The Christian’s good is the only good which cannot be taken away. Loss and change beggars the millionaire sometimes, and the possibility of loss shadows all earthly good with pale foreboding. Everything that is outside the substance of the soul can be withdrawn, but the possession of God in Christ is so intimate and inward, so interwoven with the very deepest roots of the Christian’s personal being, that it cannot be taken out from these by any shocks of time or change. There is but one hand that can end that possession and that is his own. He can withdraw himself from God, by giving himself over to sin and the world. He can empty the shrine and compel the indwelling deity to say, as the legend told was heard in the Temple the night before Roman soldiers desecrated the Holy of Holies: Let us depart. But besides himself, ‘neither things present, nor things to come, nor height nor depth, nor any other creature’ has power to take away that faithful God to whom a poor soul clings, and in whom whoso thus clings finds its unchangeable good.
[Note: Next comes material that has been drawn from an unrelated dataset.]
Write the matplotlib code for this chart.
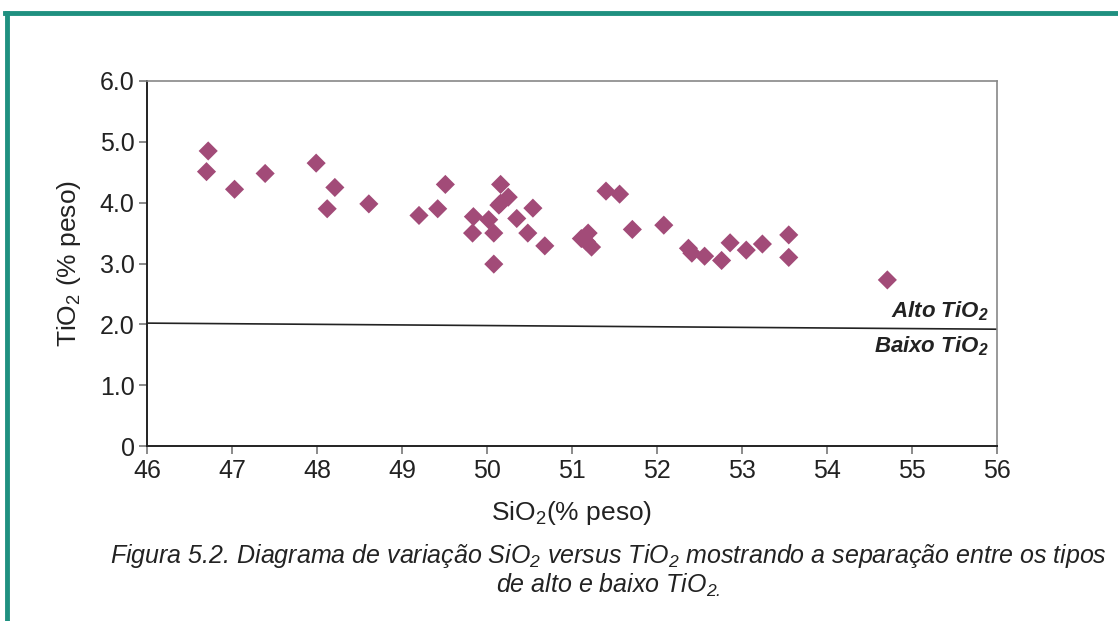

The Christian’s good is the only one from which we cannot be taken. A grim psalm paints for us the life and end of men ‘who trust in the multitude of their possessions,’ and whose ‘inward thought is that they have founded families that will last.’ It tells how ‘this their way is folly,’ and yet is approved with acclamations by the crowd. It lets us see the founder of a family, the possessor of broad acres, going down to the grave, carrying nothing away, stripped of his glory and with Death for his shepherd, who has driven his flock from pleasant pastures here into the dreariness of Sheol. But that shepherd has a double office. Some he separates from all their possessions, hopes, and joys. Some he, stern though his aspect and harsh though his guidance, leads up to the green pastures of God, and as the last messenger of the love of God in Christ, unites the souls that found God amid the distractions of earth with the God whom they will know better and possess more fully and blessedly, amid the unending felicities and progressive blessednesses of Heaven.